Description of the task: Working from the data below, reproduce exactly the lines starting at the one that holds "Convert this chart to Plotly code." and ending at the one that holds "fig = go.Figure()". Pictures are excluded.

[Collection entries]
= = = =
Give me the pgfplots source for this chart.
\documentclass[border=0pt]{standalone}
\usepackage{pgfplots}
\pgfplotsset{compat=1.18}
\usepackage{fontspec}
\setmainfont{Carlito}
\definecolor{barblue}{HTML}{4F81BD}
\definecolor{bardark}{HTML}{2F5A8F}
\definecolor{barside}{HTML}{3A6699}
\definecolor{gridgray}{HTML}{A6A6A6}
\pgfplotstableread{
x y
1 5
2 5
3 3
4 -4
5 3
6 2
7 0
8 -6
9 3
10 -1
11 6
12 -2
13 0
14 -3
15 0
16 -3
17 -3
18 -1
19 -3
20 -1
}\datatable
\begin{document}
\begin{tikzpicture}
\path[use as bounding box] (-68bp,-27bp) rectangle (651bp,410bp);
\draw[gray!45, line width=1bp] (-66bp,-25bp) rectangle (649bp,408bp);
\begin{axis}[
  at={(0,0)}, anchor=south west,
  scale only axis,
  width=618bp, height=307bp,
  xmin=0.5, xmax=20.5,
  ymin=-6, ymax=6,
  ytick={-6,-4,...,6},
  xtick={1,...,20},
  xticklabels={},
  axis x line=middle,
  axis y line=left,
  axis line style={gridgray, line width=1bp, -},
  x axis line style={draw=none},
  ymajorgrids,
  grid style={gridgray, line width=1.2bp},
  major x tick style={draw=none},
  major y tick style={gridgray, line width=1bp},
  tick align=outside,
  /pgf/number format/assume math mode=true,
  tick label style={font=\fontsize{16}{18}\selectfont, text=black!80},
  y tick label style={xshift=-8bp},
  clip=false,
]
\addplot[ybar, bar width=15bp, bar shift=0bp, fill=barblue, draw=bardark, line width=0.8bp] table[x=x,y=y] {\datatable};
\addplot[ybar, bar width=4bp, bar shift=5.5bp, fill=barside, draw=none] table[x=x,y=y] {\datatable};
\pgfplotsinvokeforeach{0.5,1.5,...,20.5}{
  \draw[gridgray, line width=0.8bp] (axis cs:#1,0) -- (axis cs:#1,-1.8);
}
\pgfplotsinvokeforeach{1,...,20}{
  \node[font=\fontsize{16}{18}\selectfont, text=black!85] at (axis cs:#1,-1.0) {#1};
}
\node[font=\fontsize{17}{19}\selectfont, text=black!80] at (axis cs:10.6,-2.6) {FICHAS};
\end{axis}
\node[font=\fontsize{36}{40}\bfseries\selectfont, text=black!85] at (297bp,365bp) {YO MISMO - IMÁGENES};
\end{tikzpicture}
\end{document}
= = = =
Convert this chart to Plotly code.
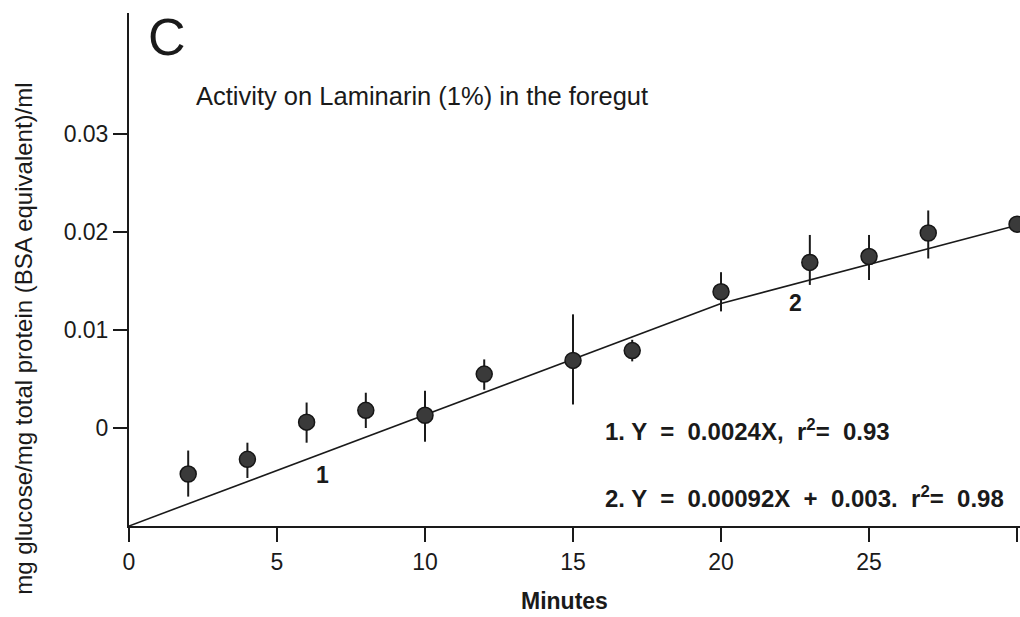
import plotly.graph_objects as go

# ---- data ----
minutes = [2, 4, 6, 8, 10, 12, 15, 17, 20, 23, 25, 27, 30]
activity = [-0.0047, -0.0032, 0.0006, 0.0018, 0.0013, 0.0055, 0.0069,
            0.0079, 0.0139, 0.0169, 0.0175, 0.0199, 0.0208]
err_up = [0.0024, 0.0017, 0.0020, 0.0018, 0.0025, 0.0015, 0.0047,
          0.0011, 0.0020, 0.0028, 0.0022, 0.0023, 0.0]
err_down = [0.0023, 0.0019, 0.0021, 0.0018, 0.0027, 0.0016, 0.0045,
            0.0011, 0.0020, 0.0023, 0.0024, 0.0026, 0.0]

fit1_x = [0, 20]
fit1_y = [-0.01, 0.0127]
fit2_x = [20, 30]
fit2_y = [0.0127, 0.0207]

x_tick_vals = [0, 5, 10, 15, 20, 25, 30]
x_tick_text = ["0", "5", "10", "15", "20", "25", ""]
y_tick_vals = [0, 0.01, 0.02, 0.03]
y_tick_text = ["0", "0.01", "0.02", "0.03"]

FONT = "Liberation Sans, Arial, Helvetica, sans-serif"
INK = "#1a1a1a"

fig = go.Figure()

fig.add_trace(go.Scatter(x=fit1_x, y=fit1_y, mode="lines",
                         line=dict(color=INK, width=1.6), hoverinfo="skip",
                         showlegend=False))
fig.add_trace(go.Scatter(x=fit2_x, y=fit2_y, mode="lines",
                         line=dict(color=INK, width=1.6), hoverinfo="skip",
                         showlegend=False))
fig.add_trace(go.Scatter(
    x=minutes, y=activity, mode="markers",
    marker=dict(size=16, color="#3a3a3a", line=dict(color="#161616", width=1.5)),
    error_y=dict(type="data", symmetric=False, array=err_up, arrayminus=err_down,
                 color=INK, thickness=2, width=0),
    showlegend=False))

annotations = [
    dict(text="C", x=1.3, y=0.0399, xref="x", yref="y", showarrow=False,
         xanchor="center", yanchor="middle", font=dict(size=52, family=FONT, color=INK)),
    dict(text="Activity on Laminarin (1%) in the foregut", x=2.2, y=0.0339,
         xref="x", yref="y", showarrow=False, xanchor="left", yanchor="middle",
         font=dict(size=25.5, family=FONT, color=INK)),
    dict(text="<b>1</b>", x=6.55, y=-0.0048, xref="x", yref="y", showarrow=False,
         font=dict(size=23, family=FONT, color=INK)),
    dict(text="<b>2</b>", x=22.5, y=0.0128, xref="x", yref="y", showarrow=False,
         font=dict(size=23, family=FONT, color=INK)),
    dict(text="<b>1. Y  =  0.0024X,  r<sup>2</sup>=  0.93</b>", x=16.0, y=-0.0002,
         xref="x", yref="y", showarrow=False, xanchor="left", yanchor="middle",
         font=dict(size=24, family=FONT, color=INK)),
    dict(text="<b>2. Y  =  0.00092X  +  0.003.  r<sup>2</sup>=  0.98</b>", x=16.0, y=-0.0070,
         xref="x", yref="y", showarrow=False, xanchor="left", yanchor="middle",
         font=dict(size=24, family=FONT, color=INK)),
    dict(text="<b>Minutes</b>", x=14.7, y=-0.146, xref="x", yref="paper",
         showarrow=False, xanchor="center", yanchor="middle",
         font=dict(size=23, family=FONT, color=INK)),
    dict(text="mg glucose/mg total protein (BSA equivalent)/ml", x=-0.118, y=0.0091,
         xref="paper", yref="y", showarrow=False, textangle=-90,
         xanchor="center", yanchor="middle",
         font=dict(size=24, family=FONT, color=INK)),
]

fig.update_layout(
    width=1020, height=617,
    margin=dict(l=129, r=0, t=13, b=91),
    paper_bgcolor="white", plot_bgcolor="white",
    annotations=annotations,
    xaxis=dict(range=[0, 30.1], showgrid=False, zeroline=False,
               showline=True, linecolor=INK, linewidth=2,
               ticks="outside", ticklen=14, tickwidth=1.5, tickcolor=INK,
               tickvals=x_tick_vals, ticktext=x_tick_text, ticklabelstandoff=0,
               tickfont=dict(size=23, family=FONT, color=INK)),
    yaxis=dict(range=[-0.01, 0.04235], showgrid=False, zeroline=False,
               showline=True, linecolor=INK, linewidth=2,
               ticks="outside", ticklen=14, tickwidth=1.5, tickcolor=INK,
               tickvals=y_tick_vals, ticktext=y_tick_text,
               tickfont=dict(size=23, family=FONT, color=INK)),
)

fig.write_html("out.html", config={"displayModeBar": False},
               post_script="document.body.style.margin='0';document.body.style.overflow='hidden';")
= = = =
Expected answer:
Convert this chart to Plotly code.
import plotly.graph_objects as go

# ---- data ----
minutes = [2, 4, 6, 8, 10, 12, 15, 17, 20, 23, 25, 27, 30]
activity = [-0.0047, -0.0032, 0.0006, 0.0018, 0.0013, 0.0055, 0.0069,
            0.0079, 0.0139, 0.0169, 0.0175, 0.0199, 0.0208]
err_up = [0.0024, 0.0017, 0.0020, 0.0018, 0.0025, 0.0015, 0.0047,
          0.0011, 0.0020, 0.0028, 0.0022, 0.0023, 0.0]
err_down = [0.0023, 0.0019, 0.0021, 0.0018, 0.0027, 0.0016, 0.0045,
            0.0011, 0.0020, 0.0023, 0.0024, 0.0026, 0.0]

fit1_x = [0, 20]
fit1_y = [-0.01, 0.0127]
fit2_x = [20, 30]
fit2_y = [0.0127, 0.0207]

x_tick_vals = [0, 5, 10, 15, 20, 25, 30]
x_tick_text = ["0", "5", "10", "15", "20", "25", ""]
y_tick_vals = [0, 0.01, 0.02, 0.03]
y_tick_text = ["0", "0.01", "0.02", "0.03"]

FONT = "Liberation Sans, Arial, Helvetica, sans-serif"
INK = "#1a1a1a"

fig = go.Figure()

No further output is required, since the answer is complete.